*Your objective*. Skip the pictures. Set down, word for word, the lines from the start of the material up to and including the line with "import seaborn as sns".

*Data provided*.
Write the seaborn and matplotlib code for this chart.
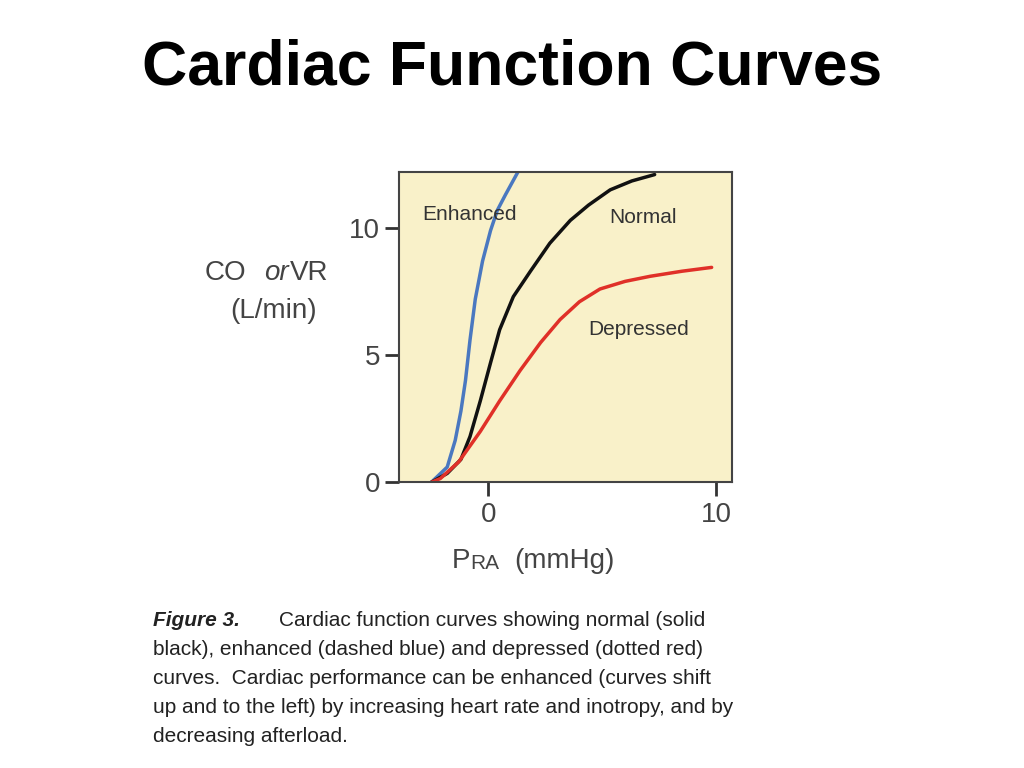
import numpy as np
import pandas as pd
import matplotlib.pyplot as plt
import seaborn as sns

# curve points (PRA mmHg, CO L/min)
enh_x = [-2.5, -1.8, -1.45, -1.2, -1.0, -0.8, -0.57, -0.25, 0.1, 0.4, 0.75, 1.3]
enh_y = [0.0, 0.6, 1.65, 2.8, 4.0, 5.6, 7.2, 8.7, 9.9, 10.7, 11.3, 12.2]
norm_x = [-2.5, -1.8, -1.2, -0.8, -0.35, 0.1, 0.5, 1.1, 1.85, 2.7, 3.6, 4.4, 5.35, 6.3, 7.3]
norm_y = [0.0, 0.35, 0.9, 1.8, 3.2, 4.7, 6.0, 7.3, 8.3, 9.4, 10.3, 10.9, 11.5, 11.85, 12.1]
dep_x = [-2.5, -2.1, -1.3, -0.35, 0.5, 1.4, 2.3, 3.15, 4.0, 4.9, 6.0, 7.1, 8.5, 9.8]
dep_y = [0.0, 0.15, 0.8, 2.0, 3.2, 4.4, 5.5, 6.4, 7.1, 7.6, 7.9, 8.1, 8.3, 8.45]

df = pd.concat([
    pd.DataFrame({'x': enh_x, 'y': enh_y, 'curve': 'Enhanced'}),
    pd.DataFrame({'x': norm_x, 'y': norm_y, 'curve': 'Normal'}),
    pd.DataFrame({'x': dep_x, 'y': dep_y, 'curve': 'Depressed'}),
])
colors = {'Enhanced': '#4a78c0', 'Normal': '#111111', 'Depressed': '#e03028'}

sns.set_style('white')
plt.rcParams['font.family'] = ['Liberation Sans', 'DejaVu Sans']
plt.rcParams['text.color'] = 'black'

fig = plt.figure(figsize=(10.24, 7.68), dpi=100)
ax = fig.add_axes([0.39, 0.372, 0.325, 0.404])
ax.set_facecolor('#f9f1c9')
sns.lineplot(data=df, x='x', y='y', hue='curve', palette=colors, sort=False,
             estimator=None, lw=2.5, legend=False, ax=ax)
ax.set_xlim(-3.9, 10.7)
ax.set_ylim(0, 12.2)
ax.set_xticks([0, 10])
ax.set_yticks([0, 5, 10])
ax.tick_params(axis='both', direction='out', length=10, width=2, labelsize=20,
               colors='#333333', labelcolor='#444444', pad=4,
               left=True, bottom=True)
ax.set_xlabel('')
ax.set_ylabel('')
for s in ax.spines.values():
    s.set_color('#444444')
    s.set_linewidth(1.5)

ax.text(-2.9, 10.3, 'Enhanced', fontsize=15, color='#333333')
ax.text(5.3, 10.2, 'Normal', fontsize=15, color='#333333')
ax.text(4.4, 5.8, 'Depressed', fontsize=15, color='#333333')

fig.text(0.5, 0.911, 'Cardiac Function Curves', ha='center', va='center',
         fontsize=45, fontweight='bold', color='black')
fig.text(0.200, 0.645, 'CO', fontsize=20, color='#444444', va='center')
fig.text(0.258, 0.645, 'or', fontsize=20, style='italic', color='#444444', va='center')
fig.text(0.283, 0.645, 'VR', fontsize=20, color='#444444', va='center')
fig.text(0.267, 0.595, '(L/min)', fontsize=20, color='#444444', va='center', ha='center')
fig.text(0.441, 0.270, 'P', fontsize=20, color='#444444', va='center')
fig.text(0.459, 0.266, 'RA', fontsize=15, color='#444444', va='center')
fig.text(0.502, 0.270, '(mmHg)', fontsize=20, color='#444444', va='center')

cap = ['black), enhanced (dashed blue) and depressed (dotted red)',
       'curves.  Cardiac performance can be enhanced (curves shift',
       'up and to the left) by increasing heart rate and inotropy, and by',
       'decreasing afterload.']
fig.text(0.149, 0.192, 'Figure 3.', fontsize=15, style='italic', fontweight='bold',
         color='#222222', va='center')
fig.text(0.272, 0.192, 'Cardiac function curves showing normal (solid', fontsize=15,
         color='#222222', va='center')
for i, line in enumerate(cap):
    fig.text(0.149, 0.154 - i * 0.0375, line, fontsize=15, color='#222222', va='center')

fig.savefig('out.png', dpi=100)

*Solution for this problem*.
Write the seaborn and matplotlib code for this chart.
import numpy as np
import pandas as pd
import matplotlib.pyplot as plt
import seaborn as sns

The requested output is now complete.